Molotov est soupçonneux, mais en cette fin septembre 1940, Staline s’accroche à l’idée qu’il peut détourner la guerre de la Russie et qu’il faut prendre les nazis à leurs paroles. Et donc continuer à leur fournir des matières premières, des minerais avec lesquels Berlin alimente l’industrie d’armement allemande.

Qui tourne déjà à plein régime en vue de cette guerre à l’est, à laquelle Staline ne veut pas croire.

Cet avenir qui s’annonce n’étonne pas de Gaulle. Il est à bord du Westernland qui vogue vers Dakar, en compagnie de deux cuirassés, quatre croiseurs et le porte-avions Ark Royal, commandés par l’amiral Cunningham.

On a fait escale à Freetown, en Sierra Leone, où de Gaulle a appris que Tahiti, la Nouvelle-Calédonie, Saint-Pierre-et-Miquelon ont rallié la France Libre.

Pourquoi pas Dakar ?

Et cependant, il est inquiet.

Une escadre française « vichyste » a franchi le détroit de Gibraltar et a gagné Dakar, où se trouve déjà le Richelieu.

Depuis Mers el-Kébir, les marins français sont à l’image de leurs officiers et de l’amiral Darlan, résolument anglophobes.

Aux yeux des « vichystes », de Gaulle n’est qu’un officier qui s’est mis à la solde de Churchill et qu’un tribunal militaire vient de condamner à mort pour trahison.

À Dakar, faut-il que coule le sang français ?

De Gaulle doit accepter de prendre ce risque.

Il le dit à ses Français Libres qu’il réunit sur le pont du Westernland et qu’il harangue :

« Vous êtes mes soldats, mes amis, mes compagnons, commence-t-il. Si je ne vous parle pas souvent, je vous connais… Je sais d’où vous venez et ce que vous voulez. J’ai confiance en vous et je vous aime bien. Actuellement, nous sommes les seuls à représenter la France. Ce qu’elle a comme armes, ce sont nos armes. Ses succès seront ceux de nos armes. »

Il hausse la voix, se rapproche de ces hommes alignés, attentifs, graves.

« La France de demain sera en grande partie ce que nous la ferons.
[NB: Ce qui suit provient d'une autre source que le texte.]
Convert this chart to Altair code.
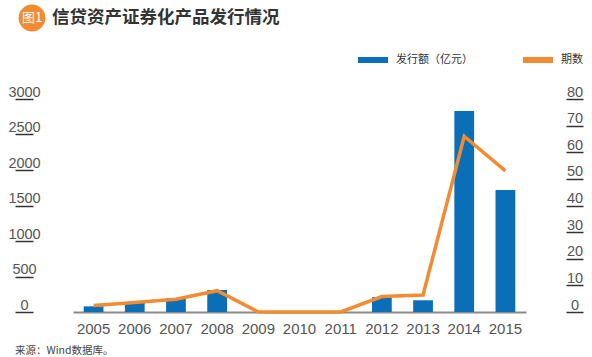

Son sort est entre nos mains. »

Il reste silencieux un long moment pour que ces hommes mesurent la gravité de ce qu’il va dire.
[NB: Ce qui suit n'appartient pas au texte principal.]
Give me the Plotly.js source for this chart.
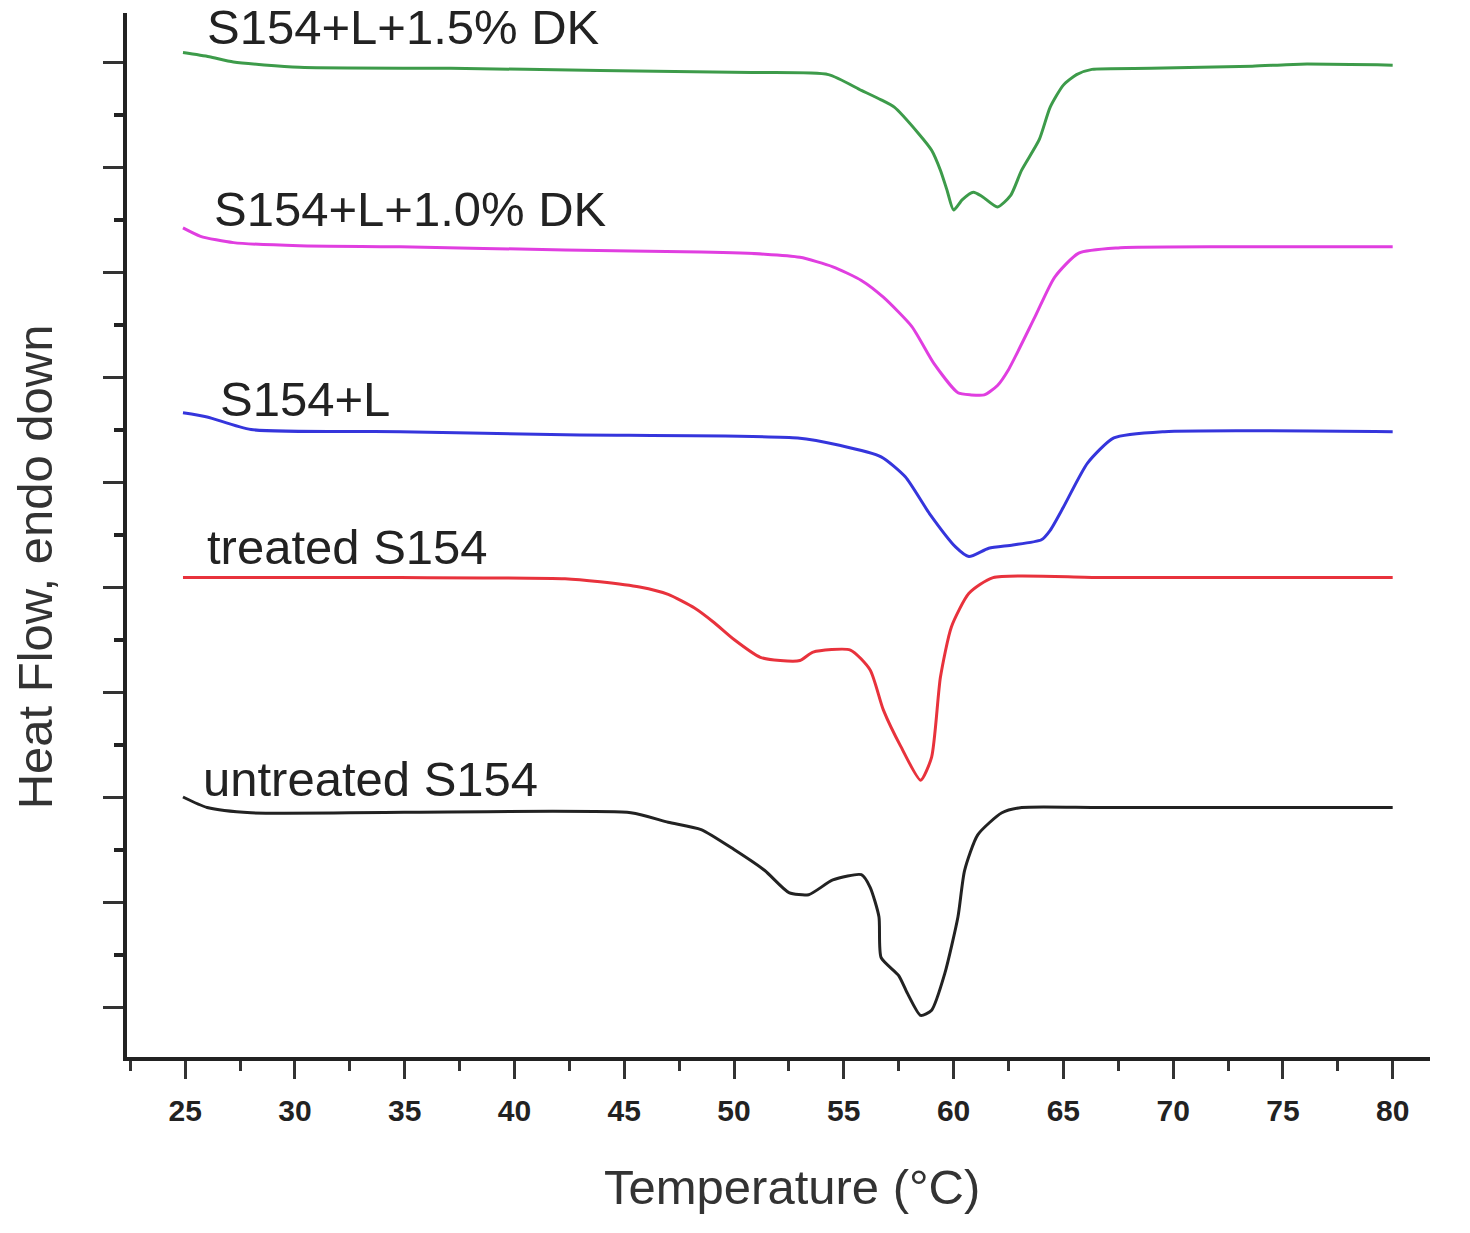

« Aussi, ceux qui se mettraient en travers de notre route, quels qu’ils pourraient être, se mettraient en travers de la route de la France. »

Il fait un pas en avant. Il sait qu’ils sont prêts à affronter la grande épreuve : le combat fratricide.

« À mon commandement, garde à vous !

« Au revoir. »

Le lundi 23 septembre, dans les brouillards de l’aube, alors qu’on ne distingue pas encore les contours de la rade de Dakar, deux vedettes chargées de parlementaires français se détachent du Westernland pour gagner la côte.

À bord de l’une d’elles, ce religieux qui a choisi de porter l’uniforme, le capitaine de frégate Thierry d’Argenlieu. Les Français de Dakar, ces « vichystes », refusent de laisser débarquer les « gaullistes ».

Et au moment où ces plénipotentiaires s’éloignent, leurs vedettes sont prises sous un feu violent. Thierry d’Argenlieu est blessé.

Deux avions chargés de Français Libres qui ont décollé de l’Ark Royal sont pris pour cibles par les canons du Richelieu.

Le sang français a commencé de couler. Il n’y aura pas de ralliement.